— What you need to do —
Start at the top of the records and, please, print each line exactly through the line that contains "const yTicks = [0, 50, 100, 150];", leaving out all pictures.

Rows from a dataset of charts and code
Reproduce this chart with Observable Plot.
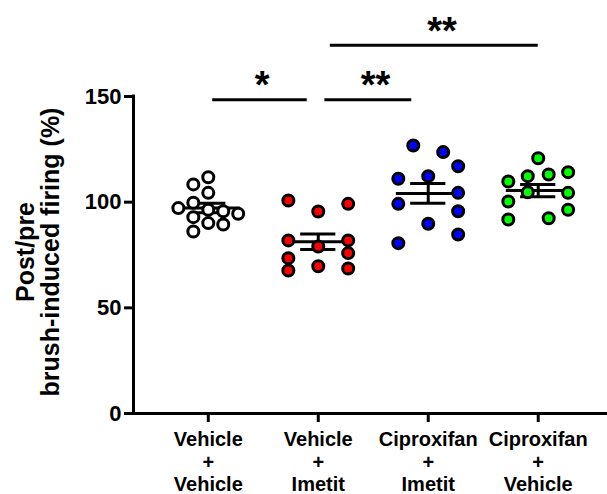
<!DOCTYPE html>
<html><head><meta charset="utf-8">
<script src="https://cdn.jsdelivr.net/npm/d3@7"></script>
<script src="https://cdn.jsdelivr.net/npm/@observablehq/plot@0.6"></script>
<style>body{margin:0;background:#fff} svg{font-family:"Liberation Sans",Arial,sans-serif}</style>
</head><body><div id="chart"></div>
<script>
// Categories (x tick labels)
const groups = ["Vehicle\n+\nVehicle", "Vehicle\n+\nImetit", "Ciproxifan\n+\nImetit", "Ciproxifan\n+\nVehicle"];
const fills = ["#ffffff", "#ff0000", "#0000ff", "#00ff00"];
const yTicks = [0, 50, 100, 150];

// Individual values (%) and their scatter column within each group
const vehVeh    = [111.8, 108.4, 104.4, 97.2, 99.7, 96.4, 95.7, 94.5, 92.9, 90.1, 89.4, 86.1];
const vehVehCol = [0, -1, 0, -2, -1, 0, 1, 2, -1, 0, 1, -1];
const vehImt    = [100.8, 95.6, 99.2, 81.9, 79.0, 81.9, 73.5, 75.9, 67.7, 69.7, 68.6];
const vehImtCol = [-2, 0, 2, -2, 0, 2, -2, 2, -2, 0, 2];
const cipImt    = [126.8, 123.7, 117.0, 111.1, 112.3, 104.4, 99.2, 95.7, 89.8, 84.7, 80.6];
const cipImtCol = [-1, 1, 2, -2, 0, 2, -2, 2, 0, 2, -2];
const cipVeh    = [120.8, 109.8, 112.3, 113.1, 114.2, 104.7, 104.4, 100.3, 96.4, 91.8, 92.4];
const cipVehCol = [0, -2, -0.7, 0.7, 2, -0.7, 2, -2, 2, -2, 0.7];

// Significance annotations (x in group-index units, y in %)
const sigLabels = ["*", "**", "**"];
const sigFrom   = [0.04, 1.06, 1.11];
const sigTo     = [0.90, 1.85, 3.00];
const sigTextAt = [0.49, 1.52, 2.125];
const sigLevel  = [148.5, 148.5, 174.2];

const values = [vehVeh, vehImt, cipImt, cipVeh];
const cols = [vehVehCol, vehImtCol, cipImtCol, cipVehCol];
const COL = 0.136;

const points = [];
values.forEach((arr, g) => arr.forEach((v, k) => points.push({g, v, col: cols[g][k]})));
const stats = values.map((arr, i) => {
  const mean = d3.mean(arr);
  const sem = d3.deviation(arr) / Math.sqrt(arr.length);
  return {i, mean, lo: mean - sem, hi: mean + sem};
});
const sig = sigLabels.map((label, k) => ({label, x1: sigFrom[k], x2: sigTo[k], xt: sigTextAt[k], y: sigLevel[k]}));

const xMin = -0.68, xMax = 3.63;

const chart = Plot.plot({
  width: 607, height: 494,
  marginLeft: 133, marginRight: 0, marginTop: 96, marginBottom: 81,
  style: {fontFamily: "'Liberation Sans', Arial, sans-serif", background: "#fff"},
  x: {type: "linear", domain: [xMin, xMax]},
  y: {domain: [0, 150]},
  color: {type: "identity"},
  marks: [
    Plot.axisY({ticks: yTicks, tickSize: 9, tickPadding: 3, fontSize: 22, fontWeight: "bold", strokeWidth: 3, label: null, tickFormat: d => String(d)}),
    Plot.axisX({ticks: [0, 1, 2, 3], tickSize: 9, tickPadding: 8, fontSize: 20, fontWeight: "bold", strokeWidth: 3, lineHeight: 1.12, label: null, tickFormat: i => groups[i]}),
    Plot.ruleY([0], {stroke: "black", strokeWidth: 3}),
    Plot.ruleX([xMin], {y1: 0, y2: 150, stroke: "black", strokeWidth: 3, strokeLinecap: "square"}),
    Plot.text(["Post/pre\nbrush-induced firing (%)"], {frameAnchor: "left", dx: -95, dy: -3, rotate: -90, fontSize: 25, fontWeight: "bold", lineHeight: 1.0, textAnchor: "middle", lineAnchor: "middle"}),
    // error bars (mean ± SEM)
    Plot.ruleX(stats, {x: "i", y1: "lo", y2: "hi", stroke: "black", strokeWidth: 3}),
    Plot.ruleY(stats, {y: "mean", x1: d => d.i - 0.29, x2: d => d.i + 0.29, stroke: "black", strokeWidth: 3}),
    Plot.ruleY(stats, {y: "lo", x1: d => d.i - 0.16, x2: d => d.i + 0.16, stroke: "black", strokeWidth: 3}),
    Plot.ruleY(stats, {y: "hi", x1: d => d.i - 0.16, x2: d => d.i + 0.16, stroke: "black", strokeWidth: 3}),
    // individual points
    Plot.dot(points, {x: d => d.g + d.col * COL, y: "v", r: 5.5, fill: d => fills[d.g], stroke: "black", strokeWidth: 3}),
    // significance bars
    Plot.ruleY(sig, {y: "y", x1: "x1", x2: "x2", stroke: "black", strokeWidth: 3}),
    Plot.text(sig, {x: "xt", y: "y", text: "label", dy: -1.5, fontSize: 38, fontWeight: "bold", lineAnchor: "bottom"})
  ]
});
document.getElementById("chart").appendChild(chart);
</script>
</body></html>
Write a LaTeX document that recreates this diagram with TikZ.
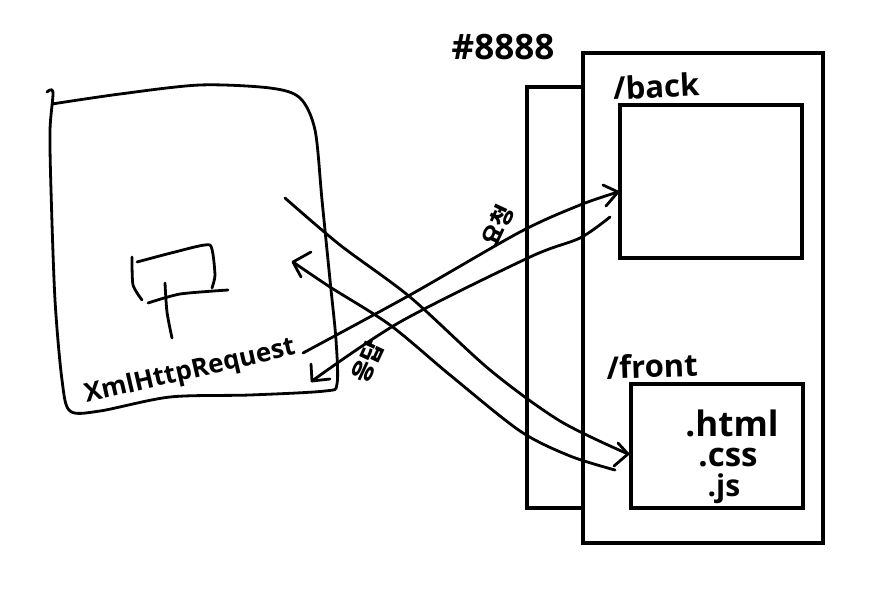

— Answer below —
Reproduce this chart with Observable Plot.
<!DOCTYPE html>
<html><head><meta charset="utf-8">
<script src="https://cdn.jsdelivr.net/npm/d3@7"></script>
<script src="https://cdn.jsdelivr.net/npm/@observablehq/plot@0.6"></script>
<style>body{margin:0;background:#fff} svg{font-family:"Liberation Sans",Arial,sans-serif}</style>
</head><body><div id="chart"></div>
<script>
// Categories (x tick labels)
const groups = ["Vehicle\n+\nVehicle", "Vehicle\n+\nImetit", "Ciproxifan\n+\nImetit", "Ciproxifan\n+\nVehicle"];
const fills = ["#ffffff", "#ff0000", "#0000ff", "#00ff00"];
const yTicks = [0, 50, 100, 150];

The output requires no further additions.